I don't resent my father because he wasn't around for nearly a decade. Honestly, I don't. Some people may not understand or agree, and that's okay. Whatever the opinion, I've never felt more at peace in my whole life.
I learned an enormous amount about life and about myself in the years spent estranged from my father, by default - not choice. An adolescent-turned-young adult-turned-actual adult, thousands of miles away from who and what I once called home, I was alone, in Los Angeles. So very alone at times. Excruciatingly, even. As hard as it was, I wouldn't trade the experience and knowledge gained for anything in the world.
I struggled. Boy, did I struggle. More often than not, I longed for someone to lend a helping hand when I felt pretty low. Or two helping hands - strong ones - to pick me up off the floor when I thought I couldn't get up myself. I despised it at the time, but I learned to pick myself up. I learned, more importantly, that I could pick myself up.
I was strong enough.
With each year that passed, I got even stronger, more resilient, and ultimately, I became what I considered triumphant. I gained a greater sense of self being forcibly independent, even if I didn't realize it at that point. I learned that placing expectations on someone else to do something for you will inevitably lead to a letdown. And consequently, resentment. This took years of patience, experience, and acceptance to fully grasp, and didn't come without successive disappointment.
The disappointment came at a time when I was fiercely loyal to my friends - to a fault, which I can acknowledge now. It was likely a subconscious thing, that I somehow wanted to prove to myself that I wasn't going to be like my father and leave anyone high and dry, in any capacity.
I was going to be better.
What I didn't recognize, however, was that I was forming expectations for what people should do for me in return; I was confusing the idea of being loved with heightened expectations for reciprocity. I was unknowingly setting myself up for most of the disappointment I had felt.

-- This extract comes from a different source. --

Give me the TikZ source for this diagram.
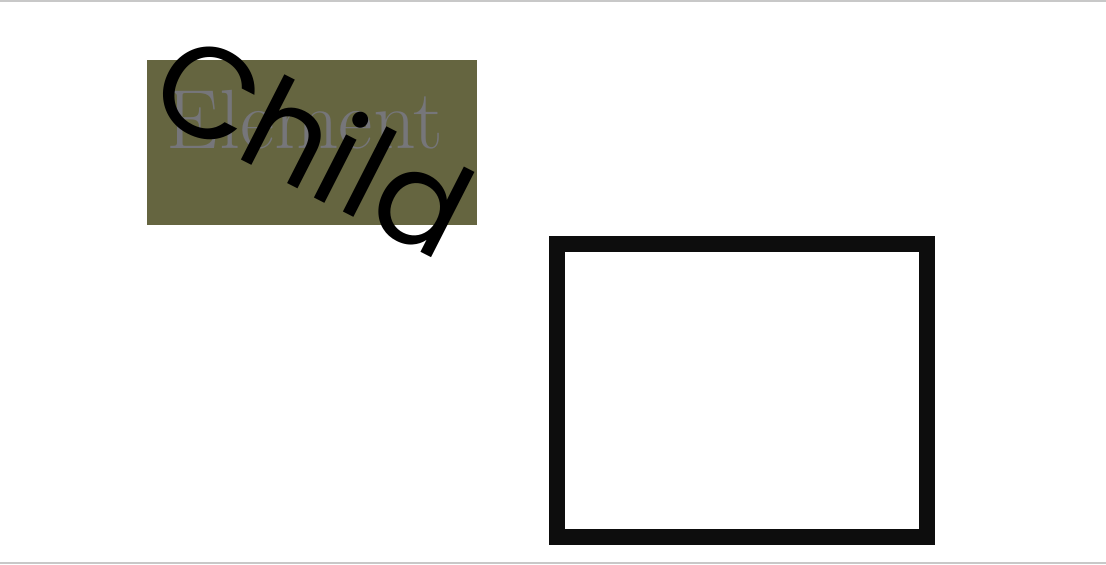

I experienced great loss during these years, as well. And then greater loss. And even greater loss than that. I wallowed, I self-pitied, I searched for answers. I kicked and screamed and cried when I didn't find any. I desperately sought some sort of understanding of my life, why I was given one that coexisted with so much pain, yet answers seemed so unattainable.
My accomplishments had become fueled by the resentment I let fester. And bucketloads of anger. Whatever the achievement and whatever the size, I was constantly finding myself unhappy and further away from the internal peace and serenity that I was truly in need of.
It was as simple as that.
I have no idea what triggered it, and to be completely honest, I've been too scared to ever question it. All I know is that I woke up one day and it was decided that my cup was half full, not half empty. It was decided that I was grateful to even have a fucking cup.
This lead me to the notion that an empty cup could be even better than one half full. An empty cup has the potential to be filled, and with whatever you choose to fill it with. The potential there is kind of beautiful, isn't it? And I'll tell ya, resentment ain't goin' in my cup anymore. That stuff pours out way too fast, and it'll fill my cup way too quickly. I need to make room for the good stuff.
As much room as I can for the good stuff.